* **Task requirements**: Using the listing beneath this task, count the lines with the word "that" and write only the result.

>>

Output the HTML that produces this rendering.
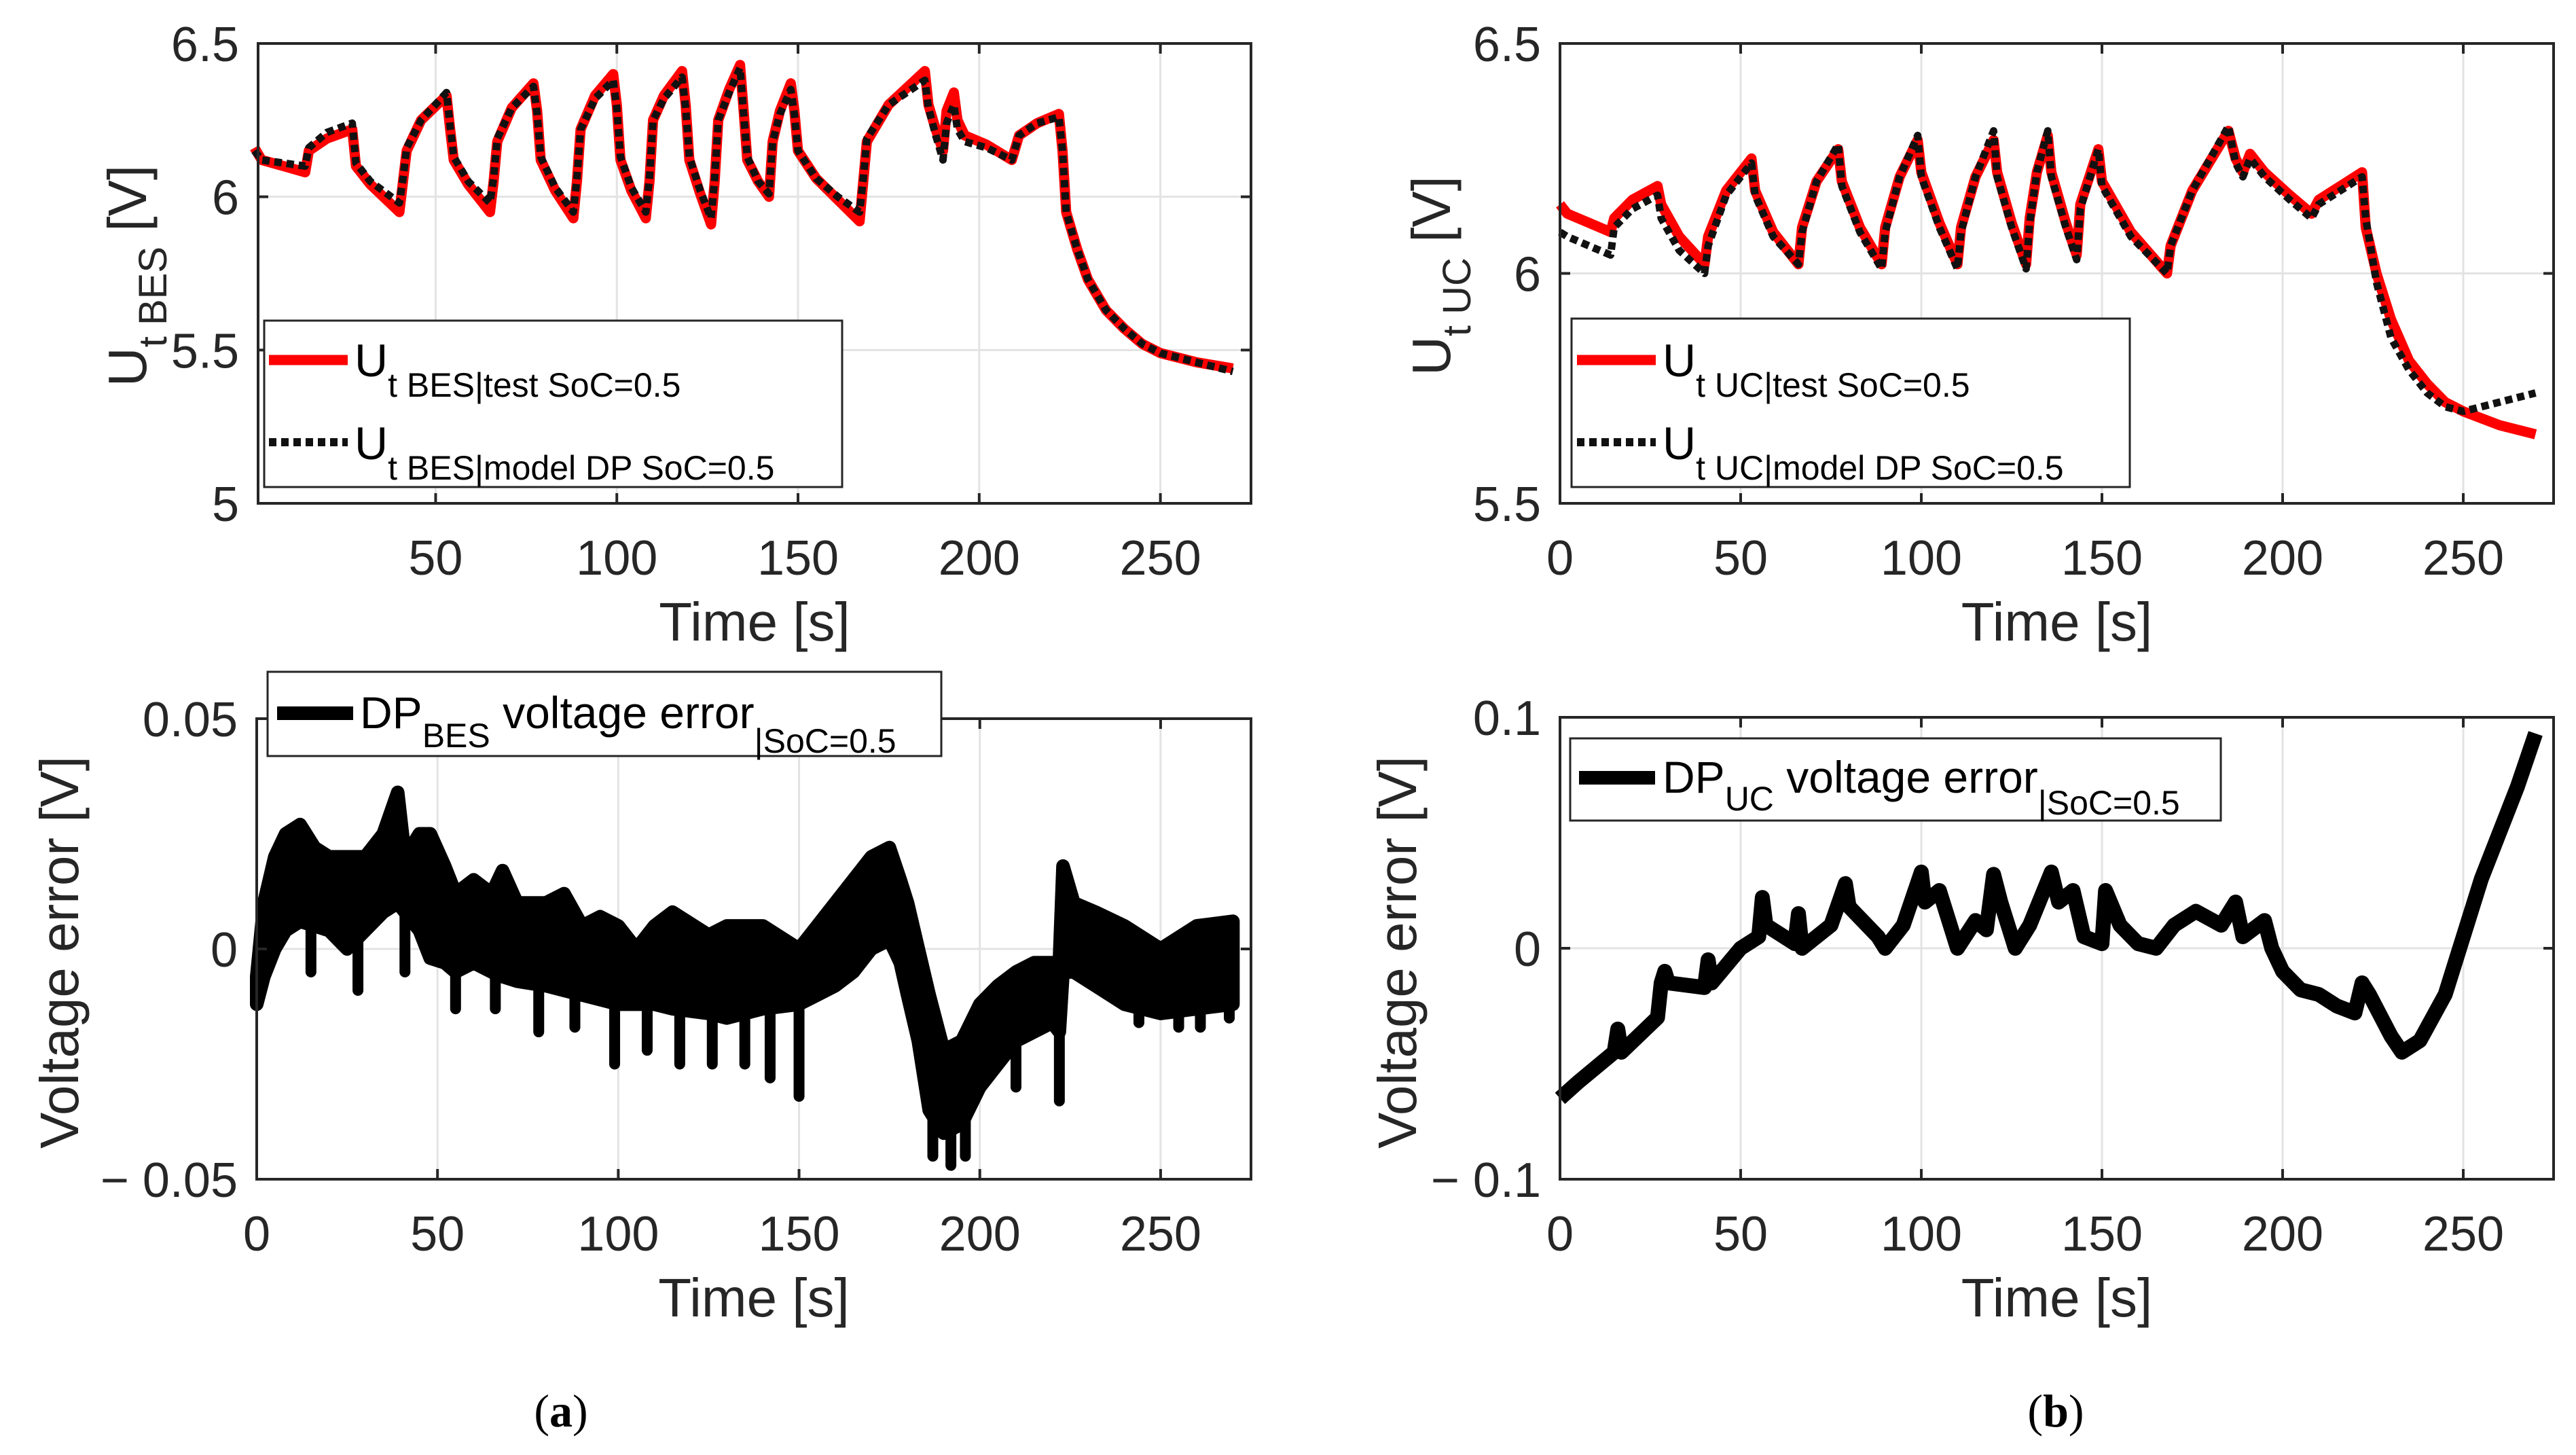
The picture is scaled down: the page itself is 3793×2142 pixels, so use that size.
<!DOCTYPE html>
<html><head><meta charset="utf-8"><style>
html,body{margin:0;padding:0;background:#fff}
svg{display:block;font-family:"Liberation Sans",Arial,sans-serif}
</style></head><body>
<svg id="fig" width="3793" height="2142" viewBox="0 0 3793 2142" xmlns="http://www.w3.org/2000/svg"></svg>
<script>
// ---- data ----
const besTestT=[0,2,8,14,15,20,27,28,32,40,41,42,46,53,54,55,59,65,66,67,71,77,78,79,83,88,89,90,94,99,100,101,104,108,109,110,113,118,119,120,123,126,127,128,131,134,135,136,139,142,143,145,148,149,150,155,161,167,168,169,175,185,186,188,190,191,193,194,196,202,209,211,216,222,223,224,227,230,235,240,245,250,260,270];
const besTestV=[6.16,6.12,6.10,6.08,6.15,6.19,6.22,6.10,6.04,5.95,6.05,6.15,6.25,6.33,6.22,6.12,6.04,5.95,6.05,6.18,6.29,6.37,6.28,6.12,6.02,5.93,6.05,6.22,6.33,6.40,6.30,6.12,6.02,5.93,6.05,6.25,6.33,6.41,6.30,6.12,6.01,5.91,6.05,6.25,6.35,6.43,6.28,6.12,6.05,6.00,6.18,6.28,6.37,6.28,6.15,6.06,5.99,5.92,6.05,6.18,6.30,6.41,6.30,6.22,6.15,6.28,6.34,6.25,6.20,6.17,6.12,6.20,6.24,6.27,6.15,5.95,5.83,5.73,5.63,5.57,5.52,5.49,5.46,5.44];
const besModelV=[6.15,6.12,6.11,6.10,6.16,6.21,6.24,6.11,6.05,5.98,6.06,6.16,6.25,6.34,6.23,6.13,6.05,5.98,6.06,6.19,6.29,6.36,6.27,6.13,6.03,5.95,6.06,6.22,6.32,6.38,6.29,6.13,6.03,5.95,6.06,6.25,6.32,6.39,6.29,6.13,6.02,5.93,6.06,6.25,6.34,6.42,6.27,6.13,6.05,6.01,6.18,6.27,6.35,6.27,6.15,6.06,6.00,5.95,6.06,6.19,6.30,6.38,6.29,6.20,6.12,6.24,6.30,6.22,6.18,6.16,6.12,6.20,6.24,6.26,6.15,5.95,5.83,5.73,5.63,5.57,5.52,5.49,5.46,5.43];
const ucTestT=[0,2,8,14,15,20,27,28,33,40,41,46,53,54,59,66,67,71,77,78,83,89,90,94,99,100,105,110,111,115,120,121,125,129,130,132,135,136,140,143,144,149,150,158,168,169,175,185,187,189,191,195,202,208,210,216,222,223,226,230,235,240,245,250,260,270];
const ucTestV=[6.15,6.13,6.11,6.09,6.12,6.16,6.19,6.15,6.08,6.02,6.08,6.18,6.25,6.18,6.09,6.02,6.10,6.20,6.27,6.20,6.10,6.02,6.10,6.21,6.29,6.22,6.11,6.02,6.10,6.21,6.29,6.22,6.11,6.02,6.12,6.22,6.30,6.22,6.11,6.04,6.15,6.27,6.20,6.09,6.00,6.06,6.18,6.31,6.25,6.22,6.26,6.22,6.17,6.13,6.16,6.19,6.22,6.10,6.00,5.90,5.81,5.76,5.72,5.70,5.67,5.65];
const ucModelV=[6.09,6.08,6.06,6.04,6.10,6.14,6.17,6.12,6.05,6.00,6.06,6.17,6.24,6.17,6.08,6.02,6.09,6.20,6.28,6.19,6.09,6.01,6.09,6.21,6.30,6.21,6.10,6.01,6.09,6.21,6.31,6.21,6.10,6.01,6.11,6.22,6.31,6.21,6.10,6.03,6.14,6.27,6.19,6.08,6.00,6.06,6.18,6.32,6.24,6.21,6.25,6.21,6.16,6.12,6.15,6.18,6.21,6.12,5.98,5.86,5.79,5.74,5.71,5.70,5.72,5.74];
const ucErrT=[0,5,15,16,17,27,28,29,30,40,41,42,50,55,56,57,65,66,67,75,79,80,88,90,95,100,101,105,110,115,118,120,122,126,130,136,138,142,145,150,151,155,160,165,170,176,183,187,189,195,197,200,205,210,215,220,222,224,230,233,238,245,250,255,260,265,270];
const ucErrV=[-0.065,-0.058,-0.045,-0.035,-0.045,-0.03,-0.015,-0.01,-0.015,-0.017,-0.005,-0.015,0.0,0.005,0.022,0.01,0.002,0.015,0.0,0.01,0.028,0.018,0.005,0.0,0.01,0.033,0.02,0.025,0.0,0.012,0.008,0.032,0.02,0.0,0.01,0.033,0.02,0.025,0.005,0.002,0.025,0.01,0.002,0.0,0.01,0.016,0.01,0.02,0.005,0.012,0.0,-0.01,-0.018,-0.02,-0.025,-0.028,-0.015,-0.02,-0.038,-0.045,-0.04,-0.02,0.005,0.03,0.05,0.07,0.093];
const besErrT=[0,2,5,8,12,16,20,25,30,35,39,41,45,48,52,55,60,65,68,72,80,85,90,95,100,105,110,115,125,130,140,150,155,160,165,170,175,178,180,183,186,190,195,200,205,210,215,220,222,223,226,232,240,250,260,270];
const besErrUp=[-0.006,0.01,0.02,0.025,0.027,0.022,0.02,0.02,0.02,0.025,0.034,0.02,0.025,0.025,0.018,0.012,0.015,0.012,0.017,0.01,0.01,0.012,0.005,0.007,0.005,0.0,0.005,0.008,0.003,0.005,0.005,0.0,0.005,0.01,0.015,0.02,0.022,0.015,0.01,0.0,-0.01,-0.022,-0.02,-0.012,-0.008,-0.005,-0.003,-0.003,-0.003,0.018,0.01,0.008,0.005,0.0,0.005,0.006];
const besErrLo=[-0.012,-0.006,0.0,0.004,0.006,0.005,0.004,0.0,0.004,0.008,0.01,0.008,0.004,-0.002,-0.003,-0.005,-0.003,-0.005,-0.006,-0.007,-0.008,-0.009,-0.01,-0.011,-0.012,-0.012,-0.012,-0.013,-0.014,-0.015,-0.013,-0.012,-0.01,-0.008,-0.005,0.0,0.002,-0.003,-0.01,-0.02,-0.035,-0.04,-0.038,-0.03,-0.025,-0.02,-0.018,-0.016,-0.018,-0.005,-0.005,-0.008,-0.012,-0.014,-0.013,-0.012];
const spikeT=[15,28,41,55,66,78,88,99,108,117,126,135,142,150,187,192,196,210,222,244,255,261,269];
const spikeV=[-0.005,-0.009,-0.005,-0.013,-0.013,-0.018,-0.017,-0.025,-0.022,-0.025,-0.025,-0.025,-0.028,-0.032,-0.045,-0.047,-0.045,-0.03,-0.033,-0.016,-0.017,-0.017,-0.015];
const xTicksTop=[50,100,150,200,250];
const xTicksBot=[0,50,100,150,200,250];
const yTicksBES=[5,5.5,6,6.5];
const yTicksUC=[5.5,6,6.5];
const yTicksBesErr=[-0.05,0,0.05];
const yTicksUcErr=[-0.1,0,0.1];

const NS="http://www.w3.org/2000/svg";
const svg=document.getElementById('fig');
function mk(tag,attrs,parent,name,inter){const e=document.createElementNS(NS,tag);for(const k in attrs)e.setAttribute(k,attrs[k]);


(parent||svg).appendChild(e);return e;}
const TXT='#262626';

function axes(cfg){
  const g=mk('g',{},svg,cfg.name,false);
  const sx=v=>cfg.L+(v-cfg.x0)/(cfg.x1-cfg.x0)*(cfg.R-cfg.L);
  const sy=v=>cfg.B-(v-cfg.y0)/(cfg.y1-cfg.y0)*(cfg.B-cfg.T);
  const grid=mk('g',{stroke:'#e3e3e3','stroke-width':3},g,'grid',false);
  cfg.xt.forEach(v=>{mk('line',{x1:sx(v),x2:sx(v),y1:cfg.T,y2:cfg.B},grid,'x-grid-line',false);});
  cfg.yt.forEach(v=>{mk('line',{y1:sy(v),y2:sy(v),x1:cfg.L,x2:cfg.R},grid,'y-grid-line',false);});
  cfg.sx=sx;cfg.sy=sy;cfg.g=g;
  return cfg;
}
function frame(cfg){
  const g=cfg.g,sx=cfg.sx,sy=cfg.sy;
  mk('rect',{x:cfg.L,y:cfg.T,width:cfg.R-cfg.L,height:cfg.B-cfg.T,fill:'none',stroke:TXT,'stroke-width':4},g,'axes-box',false);
  const tk=mk('g',{stroke:TXT,'stroke-width':4},g,'ticks',false);
  cfg.xt.forEach(v=>{mk('line',{x1:sx(v),x2:sx(v),y1:cfg.B,y2:cfg.B-15},tk,'x-tick',false);mk('line',{x1:sx(v),x2:sx(v),y1:cfg.T,y2:cfg.T+15},tk,'x-tick',false);
    const t=mk('text',{x:sx(v),y:cfg.B+105,'text-anchor':'middle','font-size':72,fill:TXT},g,'x-tick-label',false);t.textContent=v;});
  cfg.yt.forEach(v=>{mk('line',{y1:sy(v),y2:sy(v),x1:cfg.L,x2:cfg.L+15},tk,'y-tick',false);mk('line',{y1:sy(v),y2:sy(v),x1:cfg.R,x2:cfg.R-15},tk,'y-tick',false);
    const t=mk('text',{x:cfg.L-28,y:sy(v)+26,'text-anchor':'end','font-size':72,fill:TXT},g,'y-tick-label',false);t.textContent=v<0?'\u2212 '+Math.abs(v):String(v);});
  const xl=mk('text',{x:(cfg.L+cfg.R)/2,y:cfg.B+202,'text-anchor':'middle','font-size':80,fill:TXT},g,'x-axis-title',false);xl.textContent='Time [s]';
}
function path(cfg,T,V,attrs,name){
  let d='';T.forEach((t,i)=>{d+=(i?'L':'M')+cfg.sx(t).toFixed(1)+','+cfg.sy(V[i]).toFixed(1);});
  return mk('path',Object.assign({d:d,fill:'none','stroke-linejoin':'round'},attrs),cfg.g,name,false);
}
function interp(T,V,t){for(let i=1;i<T.length;i++){if(t<=T[i]){const f=(t-T[i-1])/(T[i]-T[i-1]);return V[i-1]+f*(V[i]-V[i-1]);}}return V[V.length-1];}

const a1=axes({name:'bes-voltage-plot',L:380,R:1842,T:64,B:741,x0:1,x1:275,y0:5,y1:6.5,xt:xTicksTop,yt:yTicksBES});
path(a1,besTestT,besTestV,{stroke:'#ff0000','stroke-width':15},'bes-test-line');
path(a1,besTestT,besModelV,{stroke:'#111','stroke-width':11,'stroke-dasharray':'11 7'},'bes-model-line');
frame(a1);
const a2=axes({name:'uc-voltage-plot',L:2297,R:3760,T:64,B:741,x0:0,x1:275,y0:5.5,y1:6.5,xt:xTicksBot,yt:yTicksUC});
path(a2,ucTestT,ucTestV,{stroke:'#ff0000','stroke-width':15},'uc-test-line');
path(a2,ucTestT,ucModelV,{stroke:'#111','stroke-width':11,'stroke-dasharray':'11 7'},'uc-model-line');
frame(a2);
const a3=axes({name:'bes-error-plot',L:378,R:1842,T:1058,B:1736,x0:0,x1:275,y0:-0.05,y1:0.05,xt:xTicksBot,yt:yTicksBesErr});
{let d='';besErrT.forEach((t,i)=>{d+=(i?'L':'M')+a3.sx(t).toFixed(1)+','+a3.sy(besErrUp[i]).toFixed(1);});
for(let i=besErrT.length-1;i>=0;i--)d+='L'+a3.sx(besErrT[i]).toFixed(1)+','+a3.sy(besErrLo[i]).toFixed(1);d+='Z';
mk('path',{d:d,fill:'#000',stroke:'#000','stroke-width':20,'stroke-linejoin':'round'},a3.g,'bes-error-band',false);
spikeT.forEach((t,i)=>{const base=interp(besErrT,besErrLo,t);mk('line',{x1:a3.sx(t),x2:a3.sx(t),y1:a3.sy(base),y2:a3.sy(spikeV[i]),stroke:'#000','stroke-width':16,'stroke-linecap':'round'},a3.g,'bes-error-spike',false);});}
frame(a3);
const a4=axes({name:'uc-error-plot',L:2297,R:3760,T:1056,B:1736,x0:0,x1:275,y0:-0.1,y1:0.1,xt:xTicksBot,yt:yTicksUcErr});
path(a4,ucErrT,ucErrV,{stroke:'#000','stroke-width':22},'uc-error-line');
frame(a4);
</script>
<svg style="position:absolute;left:0;top:0" width="3793" height="2142" xmlns="http://www.w3.org/2000/svg" font-family="Liberation Sans, Arial, sans-serif">
  <text transform="translate(215,406) rotate(-90)" text-anchor="middle" font-size="80" fill="#262626">U<tspan font-size="58" dy="30">t BES</tspan><tspan dy="-30"> [V]</tspan></text>
  <text transform="translate(2135,406) rotate(-90)" text-anchor="middle" font-size="80" fill="#262626">U<tspan font-size="58" dy="30">t UC</tspan><tspan dy="-30"> [V]</tspan></text>
  <text transform="translate(115,1402) rotate(-90)" text-anchor="middle" font-size="80" fill="#262626">Voltage error [V]</text>
  <text transform="translate(2085,1402) rotate(-90)" text-anchor="middle" font-size="80" fill="#262626">Voltage error [V]</text>
  <g>
    <rect x="389" y="472" width="851" height="245" fill="#fff" stroke="#262626" stroke-width="3"/>
    <line x1="396" y1="530" x2="512" y2="530" stroke="#ff0000" stroke-width="15"/>
    <text x="522" y="554" font-size="68" fill="#000">U<tspan font-size="50" dy="30">t BES|test SoC=0.5</tspan></text>
    <line x1="396" y1="651" x2="512" y2="651" stroke="#111" stroke-width="12" stroke-dasharray="11 7"/>
    <text x="522" y="676" font-size="68" fill="#000">U<tspan font-size="50" dy="30">t BES|model DP SoC=0.5</tspan></text>
  </g>
  <g>
    <rect x="2314" y="469" width="822" height="248" fill="#fff" stroke="#262626" stroke-width="3"/>
    <line x1="2322" y1="530" x2="2438" y2="530" stroke="#ff0000" stroke-width="15"/>
    <text x="2448" y="554" font-size="68" fill="#000">U<tspan font-size="50" dy="30">t UC|test SoC=0.5</tspan></text>
    <line x1="2322" y1="651" x2="2438" y2="651" stroke="#111" stroke-width="12" stroke-dasharray="11 7"/>
    <text x="2448" y="676" font-size="68" fill="#000">U<tspan font-size="50" dy="30">t UC|model DP SoC=0.5</tspan></text>
  </g>
  <g>
    <rect x="394" y="989" width="992" height="124" fill="#fff" stroke="#262626" stroke-width="3"/>
    <line x1="408" y1="1050" x2="520" y2="1050" stroke="#000" stroke-width="20"/>
    <text x="530" y="1072" font-size="66" fill="#000">DP<tspan font-size="50" dy="28">BES</tspan><tspan font-size="66" dy="-28"> voltage error</tspan><tspan font-size="50" dy="36">|SoC=0.5</tspan></text>
  </g>
  <g>
    <rect x="2312" y="1087" width="958" height="121" fill="#fff" stroke="#262626" stroke-width="3"/>
    <line x1="2325" y1="1145" x2="2437" y2="1145" stroke="#000" stroke-width="20"/>
    <text x="2448" y="1167" font-size="66" fill="#000">DP<tspan font-size="50" dy="26">UC</tspan><tspan font-size="66" dy="-26"> voltage error</tspan><tspan font-size="50" dy="32">|SoC=0.5</tspan></text>
  </g>
  <text x="826" y="2100" text-anchor="middle" font-family="Liberation Serif, serif" font-size="68" fill="#000">(<tspan font-weight="bold">a</tspan>)</text>
  <text x="3027" y="2100" text-anchor="middle" font-family="Liberation Serif, serif" font-size="68" fill="#000">(<tspan font-weight="bold">b</tspan>)</text>
</svg>
</body></html>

<<

* **Solution**: 2